Before we left, Wallace handed me two garbage bags and told me that I should clean out my fridge. It hadn't occurred to me. I opened the door and began to retch at the smell. I tried to wrap a cloth around my face, but it kept dropping down. The worst were the chicken cutlets in the freezer that turned to mush when I grabbed them and then leaked through the cellophane wrap, all over my hands. I dragged the garbage bag through my house to the curb. Immediately flies swarmed to it. Wallace sprayed bleach on the floor in my living room and cleaned up where the bag had leaked. I will love him forever.

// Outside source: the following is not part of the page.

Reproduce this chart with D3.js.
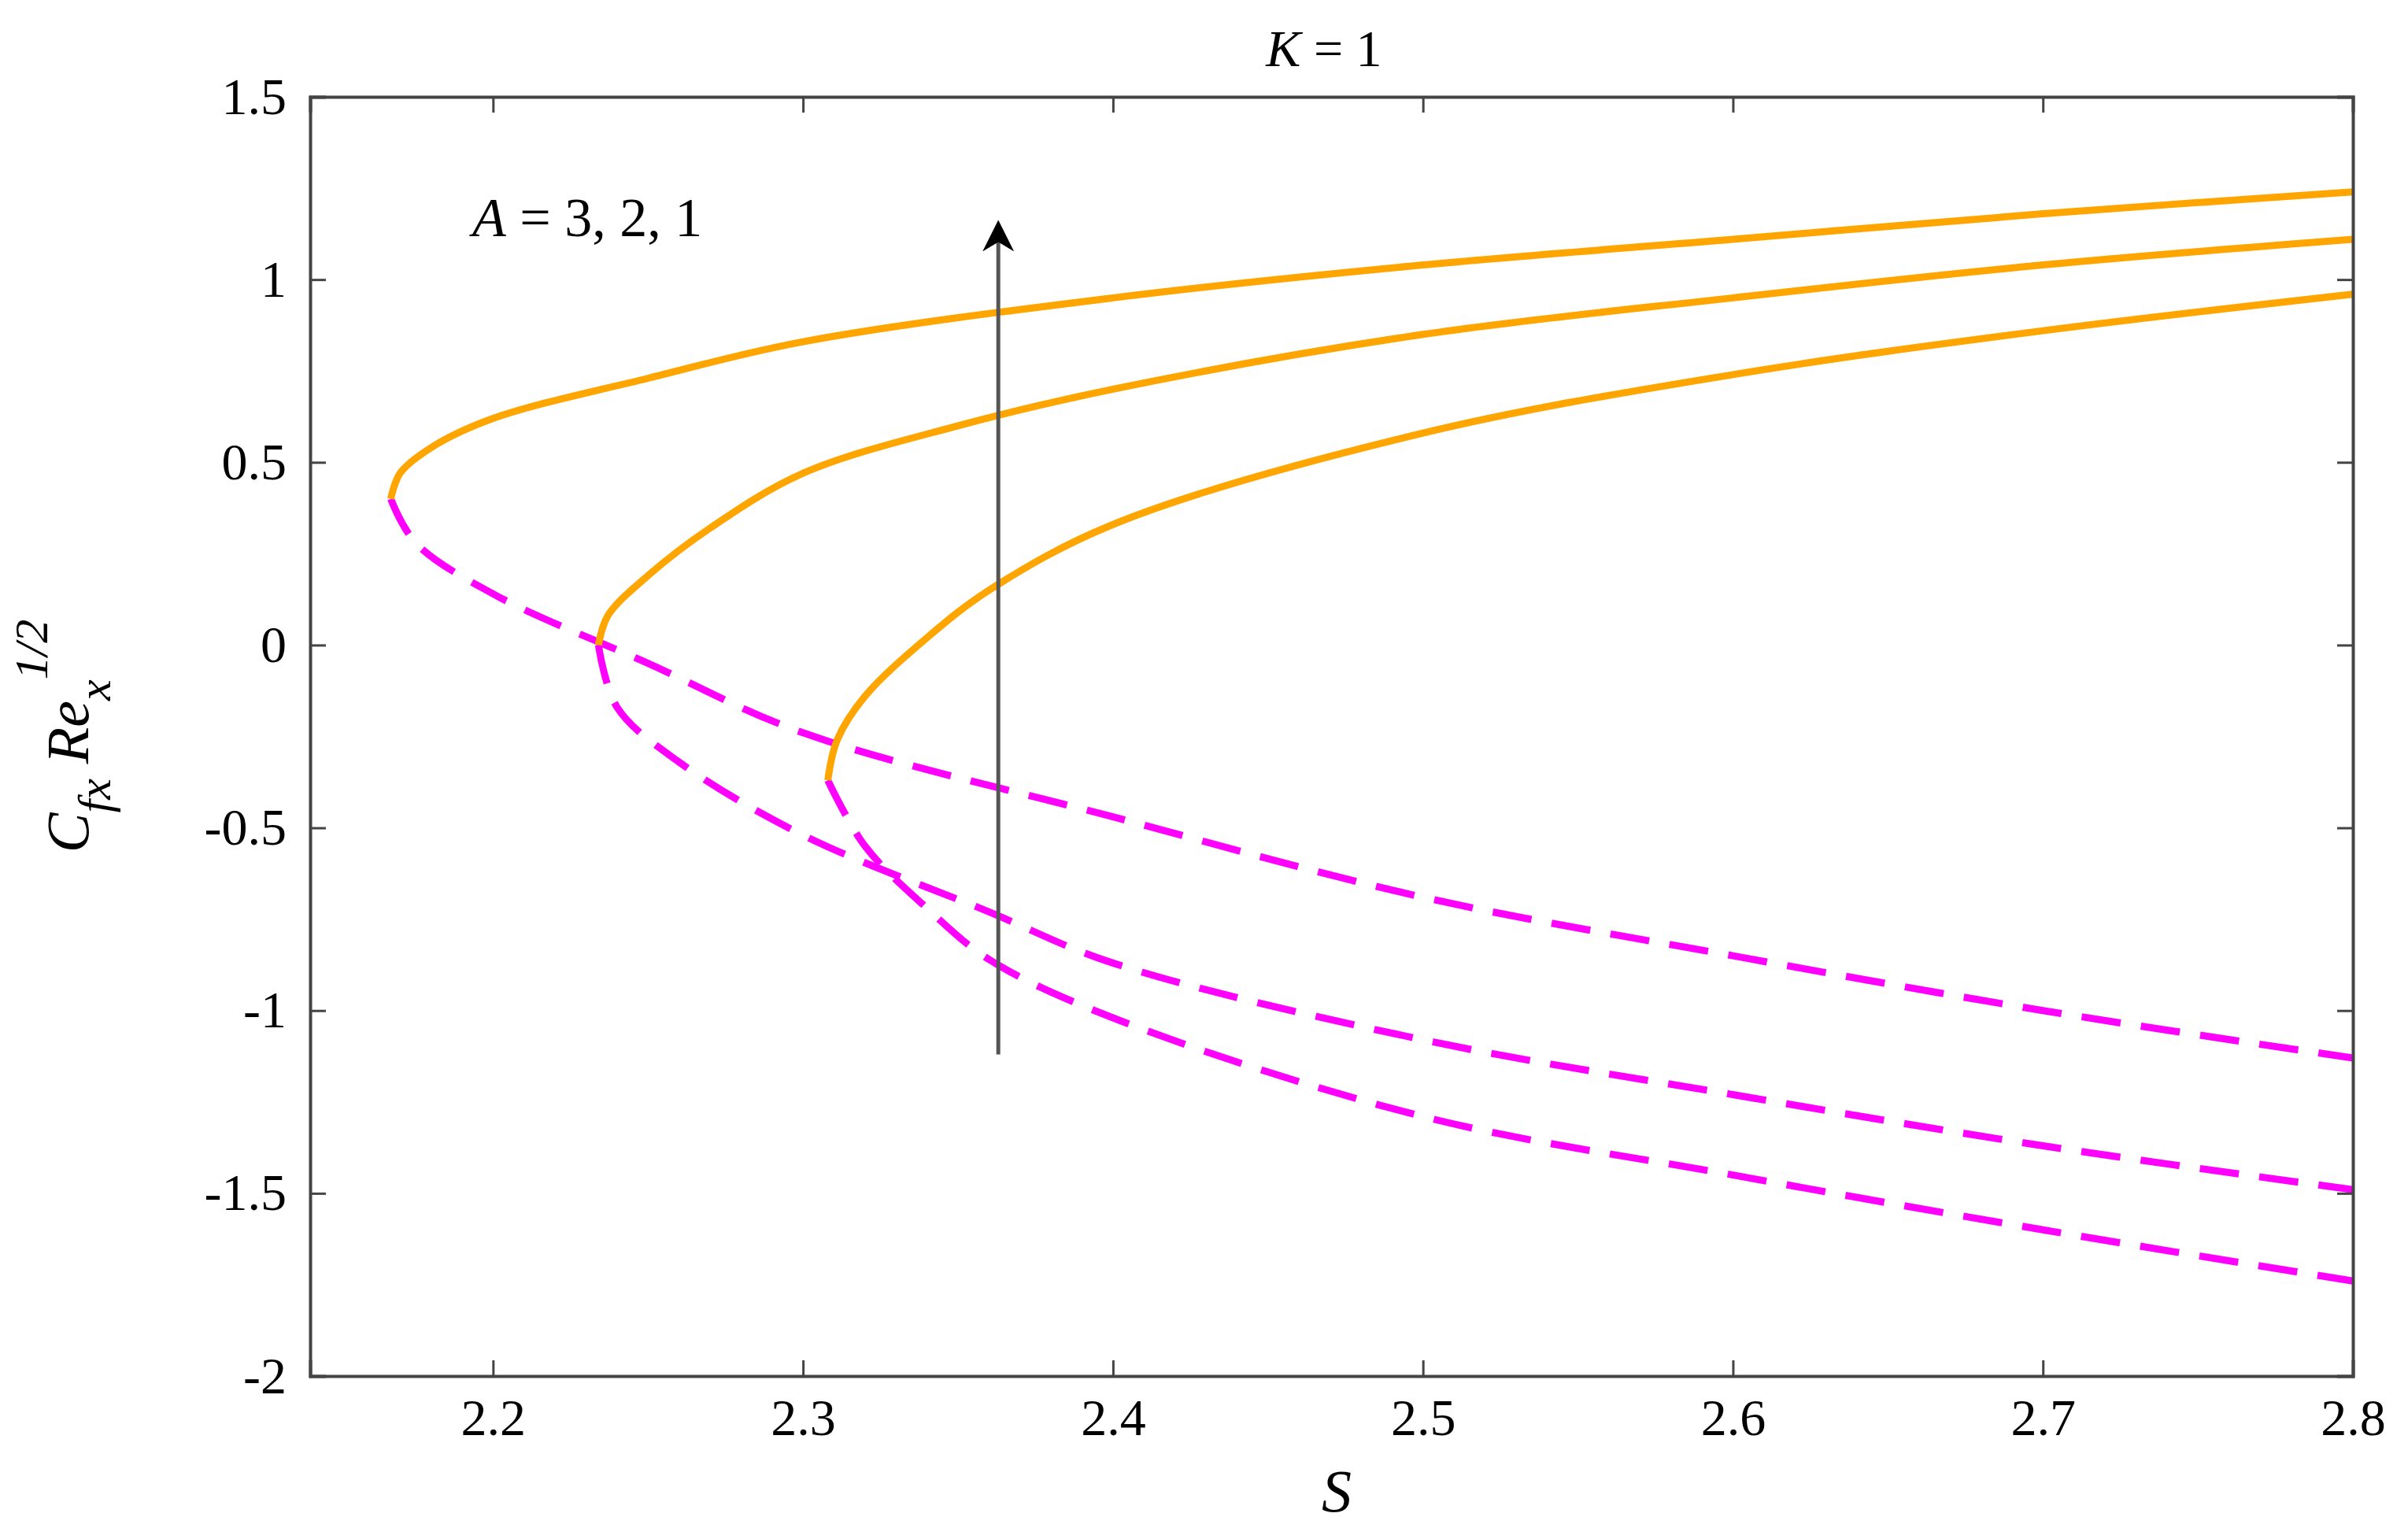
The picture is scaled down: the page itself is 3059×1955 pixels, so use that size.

When I got my bearings, Wallace introduced me to two dogs that had come up to him while I was upstairs. They were already peacefully resting in the kennels he had brought with him in case we ran into strays. They knew that they had hit the jackpot and weren't going to do anything to mess it up. He had already named one of them. The black Lab puppy was Sancho Panza, after Don Quixote's sidekick. He asked what the names of the cross-streets were on my block, as Carondelet, the name of the street, didn't seem like an appropriate dog name. I told him that they were the names of muses, Clio and Erato. He named the baby pitbull Clio, the muse of history.

We got into the car and drove to his house. On the way, we looked for my Jeep, which I had parked in a garage to protect from flooding, but it was gone. It had been liberated. I hoped that whoever took it made it out of town with their family. Maybe they will drop me a postcard from El Paso, or where ever they are, when they are done using it. No hard feelings.

Wallace's house was in much better shape than mine, and he made quick work of packing, cleaning out his fridge, and getting us back on the road. I could tell that he felt kind of bad that his house wasn't damaged like mine. I was just glad that I didn't have to go up on another roof.